To what extent do countries use foreign aid strategically to promote their economic principles? Past studies have found that aid may be used for strategic political reasons. During the cold war for example, the United States gave aid to neighbouring countries of Communist states to strategically isolate Communist regimes.

Could education be used the same way? Recent examples of leaders educated in the US who receive high foreign aid include Liberian President Ellen Johnson Sirleaf, Colombian President Juan Manuel Santos, and many others. Do countries with leaders who have been educated in the US receive more aid?

I set out to answer this question by examining 896 leaders in 143 countries from 1981 to 2010. The results, published in the European Journal of Political Economy, show that the US allocates 30% more aid to countries with leaders educated in the US, particularly if they have a right-leaning political ideology.

The US Department of Foreign Affairs is explicit about its motives in giving aid. On the US foreign aid website, it is stated that US aid should be used to promote US interests and free markets as well as to protect US values. Moreover, the educational exchange is often used as a tool to promote state interests. Hillary Clinton stated that educational exchange is one of the key tools in “smart power” or the protection of US interests internationally.

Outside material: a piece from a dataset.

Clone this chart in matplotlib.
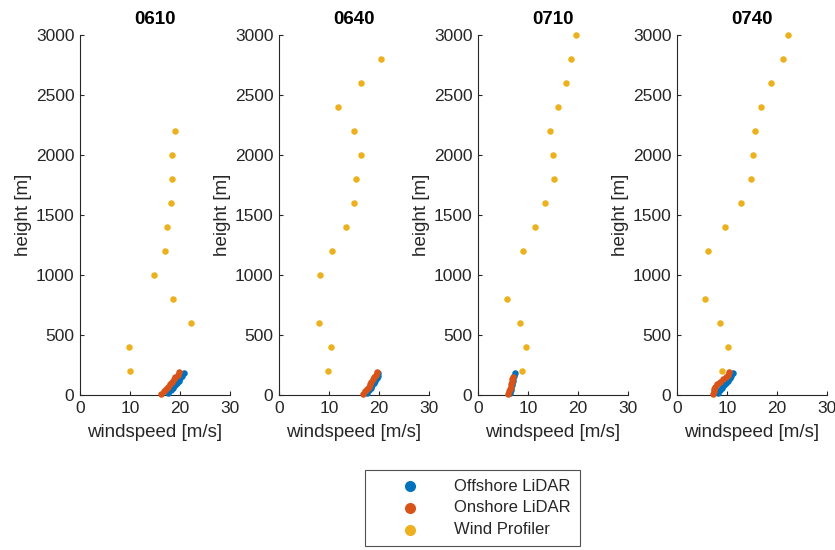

My research shows that leaders of aid-recipient countries who were educated in the US receive more aid, provided they share the economic ideology of the US. More aid is given to right-leaning than to left-leaning leaders US educated leaders, where right-leaning leaders are taken to be those who support free market capitalism. This result is robust to a variety of sensitivity-checks.

The findings of my research provide evidence that the US uses its soft power in aid allocation, and that the image of a benevolent big-brother in providing foreign aid is not without strategic considerations. There are a number of possible reasons: for example, this strategic aid-allocation can help in reducing the trade barriers and widen the cultural interests of the US. Alternatively, it could be to buy support for US policies via aid and create political and economic hegemony.

However, it is also possible that countries who share US beliefs and values are more likely to accept US aid. Further research may disentangle these reasons more carefully.